Wow! Human become human when our brain has developed the mirror neurons. With mirror neurons, human no longer depends on "a purely gene based evolution". We evolve by "learning".
Without the knowledge of mirror neuron, I wrote about how I thought we learn in Learning Design and Learning Design - 2. I proposed that we have an internal world view which is the overall accumulated experience we have since birth. It turned out a better explanation came from mirror neurons:
Mirror neurons were discovered in monkeys but how do we know they exist in the human brain? To find out we studied patients with a strange disorder called anosognosia. Most patients with a right hemisphere stroke have complete paralysis of the left side of their body and will complain about it, as expected. But about 5% of them will vehemently deny their paralysis even though they are mentally otherwise lucid and intelligent. This is the so called "denial" syndrome or anosognosia. To our amazement, we found that some of these patients not only denied their own paralysis, but also denied the paralysis of another patient whose inability to move his arm was clearly visible to them and to others. Denying ones one paralysis is odd enough but why would a patient deny another patient's paralysis? We suggest that this bizarre observation is best understood in terms of damage to Rizzolatti's mirror neurons. It's as if anytime you want to make a judgement about someone else's movements you have to run a VR (virtual reality) simulation of the corresponding movements in your own brain and without mirror neurons you cannot do this. [my emphasis]
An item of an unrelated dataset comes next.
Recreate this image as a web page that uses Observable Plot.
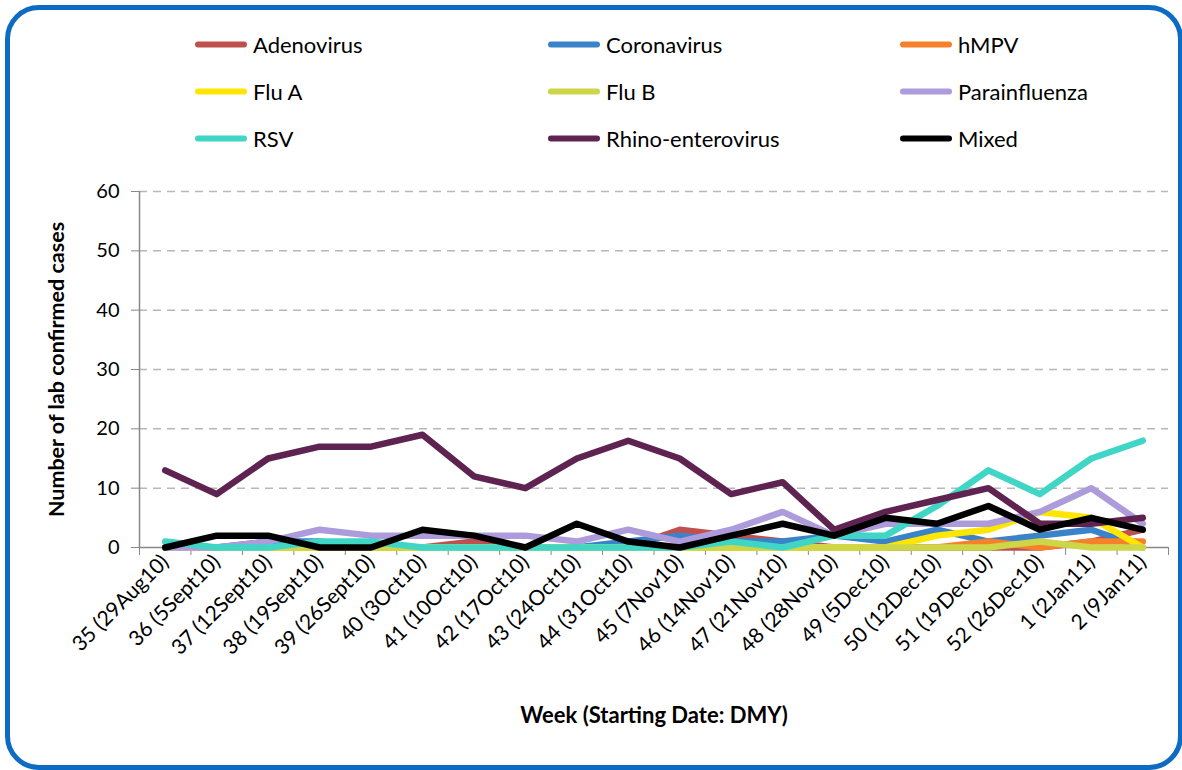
<!DOCTYPE html>
<html>
<head>
<meta charset="utf-8">
<script src="https://cdn.jsdelivr.net/npm/d3@7"></script>
<script src="https://cdn.jsdelivr.net/npm/@observablehq/plot@0.6"></script>
<style>
  html, body { margin: 0; padding: 0; background: #fff; }
  #wrap { position: relative; width: 1182px; height: 770px; overflow: hidden; font-family: Lato, "Open Sans", sans-serif; }
  #border { position: absolute; left: 5px; top: 5px; width: 1168px; height: 755px; border: 5px solid #0d6bc4; border-radius: 34px; pointer-events: none; }
  #legend { position: relative; height: 175px; }
  .item { position: absolute; display: flex; align-items: center; font-size: 22px; color: #000; transform: translateY(-50%); }
  .sw { width: 52px; height: 6px; border-radius: 3px; margin-right: 6px; }
  #chart svg { display: block; }
</style>
</head>
<body>
<div id="wrap">
  <div id="legend"></div>
  <div id="chart"></div>
  <div id="border"></div>
</div>
<script>
const weeks = ["35 (29Aug10)","36 (5Sept10)","37 (12Sept10)","38 (19Sept10)","39 (26Sept10)","40 (3Oct10)","41 (10Oct10)","42 (17Oct10)","43 (24Oct10)","44 (31Oct10)","45 (7Nov10)","46 (14Nov10)","47 (21Nov10)","48 (28Nov10)","49 (5Dec10)","50 (12Dec10)","51 (19Dec10)","52 (26Dec10)","1 (2Jan11)","2 (9Jan11)"];
const seriesNames = ["Adenovirus","Coronavirus","hMPV","Flu A","Flu B","Parainfluenza","RSV","Rhino-enterovirus","Mixed"];
const seriesColors = ["#c0504d","#3a83c9","#f5822a","#ffe600","#cdd648","#ad9bdc","#3fd6c6","#5e2350","#000000"];
const adenovirus    = [0,0,0,0,0,0,1,0,0,0,3,2,1,0,0,0,0,0,1,3];
const coronavirus   = [0,0,1,1,0,0,0,0,0,1,2,1,1,2,1,3,1,2,3,0];
const hmpv          = [0,0,0,0,0,0,0,0,0,0,0,0,0,0,0,0,1,0,1,1];
const fluA          = [0,0,0,0,0,0,0,0,0,0,0,0,0,0,0,2,3,6,5,0];
const fluB          = [0,0,0,0,0,0,0,0,0,0,0,0,0,0,0,0,0,1,0,0];
const parainfluenza = [0,0,1,3,2,2,2,2,1,3,1,3,6,2,4,4,4,6,10,4];
const rsv           = [1,0,0,1,1,0,0,0,0,0,0,1,0,2,2,7,13,9,15,18];
const rhino         = [13,9,15,17,17,19,12,10,15,18,15,9,11,3,6,8,10,4,4,5];
const mixed         = [0,2,2,0,0,3,2,0,4,1,0,2,4,2,5,4,7,3,5,3];
const yTicks = [0,10,20,30,40,50,60];

const seriesValues = [adenovirus, coronavirus, hmpv, fluA, fluB, parainfluenza, rsv, rhino, mixed];
const rows = [];
seriesNames.forEach((name, s) => seriesValues[s].forEach((v, i) => rows.push({series: name, i, value: v})));

// legend
const legend = document.getElementById("legend");
const colX = [195, 548, 900];
const rowY = [44, 91, 138];
seriesNames.forEach((name, k) => {
  const el = document.createElement("div");
  el.className = "item";
  el.style.left = colX[k % 3] + "px";
  el.style.top = rowY[Math.floor(k / 3)] + "px";
  el.innerHTML = `<span class="sw" style="background:${seriesColors[k]}"></span><span>${name}</span>`;
  legend.appendChild(el);
});

const idx = weeks.map((w, i) => i);
const bounds = d3.range(weeks.length + 1).map(i => i - 0.5);
const xDomain = [bounds[0], bounds[bounds.length - 1]];

const plot = Plot.plot({
  width: 1182,
  height: 595,
  marginLeft: 139,
  marginRight: 14,
  marginTop: 16,
  marginBottom: 223,
  style: {fontFamily: "Lato, 'Open Sans', sans-serif", background: "transparent"},
  x: {domain: xDomain},
  y: {domain: [0, 60]},
  color: {domain: seriesNames, range: seriesColors},
  marks: [
    Plot.gridY(yTicks.filter(v => v > 0), {stroke: "#b8b8b8", strokeOpacity: 1, strokeWidth: 1.5, strokeDasharray: "8,6"}),
    Plot.axisY(yTicks, {tickSize: 8, tickPadding: 12, stroke: "#888", fontSize: 20, label: null, color: "#000"}),
    Plot.axisX(bounds, {tickSize: 8, tickFormat: () => "", stroke: "#888", label: null}),
    Plot.axisX(idx, {tickSize: 0, tickPadding: 11, tickRotate: -45, tickFormat: i => weeks[i], fontSize: 21, label: null, color: "#000"}),
    Plot.ruleX([xDomain[0]], {stroke: "#888", strokeWidth: 1.5}),
    Plot.ruleY([0], {stroke: "#888", strokeWidth: 1.5}),
    Plot.line(rows, {x: "i", y: "value", z: "series", stroke: "series", strokeWidth: 6.5, strokeLinejoin: "round", strokeLinecap: "round"}),
    Plot.text(["Number of lab confirmed cases"], {frameAnchor: "left", textAnchor: "middle", dx: -82, rotate: -90, fontSize: 21.5, fontWeight: "bold", fill: "#000"}),
    Plot.text(["Week (Starting Date: DMY)"], {frameAnchor: "bottom", textAnchor: "middle", dy: 175, fontSize: 22, fontWeight: "bold", fill: "#000"})
  ]
});
document.getElementById("chart").appendChild(plot);
</script>
</body>
</html>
So our ability to learn, ie learnability which is based on mirror neuron, is deeply linked to our empathy system - the ability to put ourselves in someone's shoe when we see things happen to them.
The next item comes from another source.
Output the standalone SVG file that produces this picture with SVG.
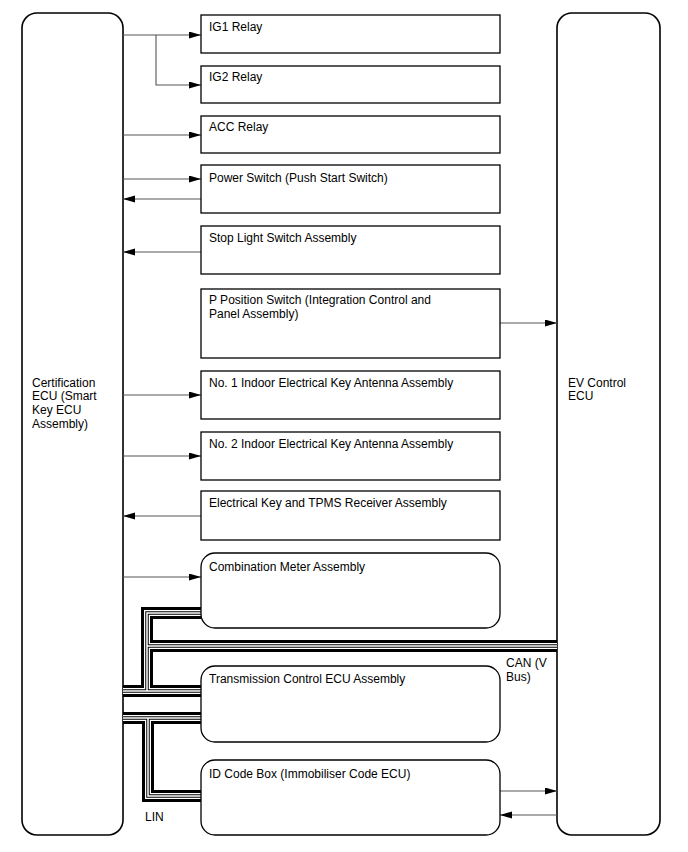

Translating this to learning design, if I may, would be to provide deep empathy links to subject matter and use demonstrations.
From Memory and the Brain
Although most adults have likely seen and held over 10,000 pennies during their lives, few can pick the correct picture. The reason for this is simple: We don't really care enough to memorize what an exact reproduction of a penny looks like since a penny has such little personal value. With over ten thousand exposures to the stimulus, the response is still inaccurate without a personally motivating linkage to details in the coin. There are two groups of people who can make an accurate identification of the penny. They are either professional coin collectors or penny-pinchers. When there are emotional "hooks" planted for the learner, the probability of subsequent recall increases dramatically.
One way of establishing an emotional link, and be able to break the link *after* achieving the learning outcome is to use role play simulation (such as those powered by Fablusi). With proper orientation and debriefing, de-roling and reflection, the learning is deep and memorable.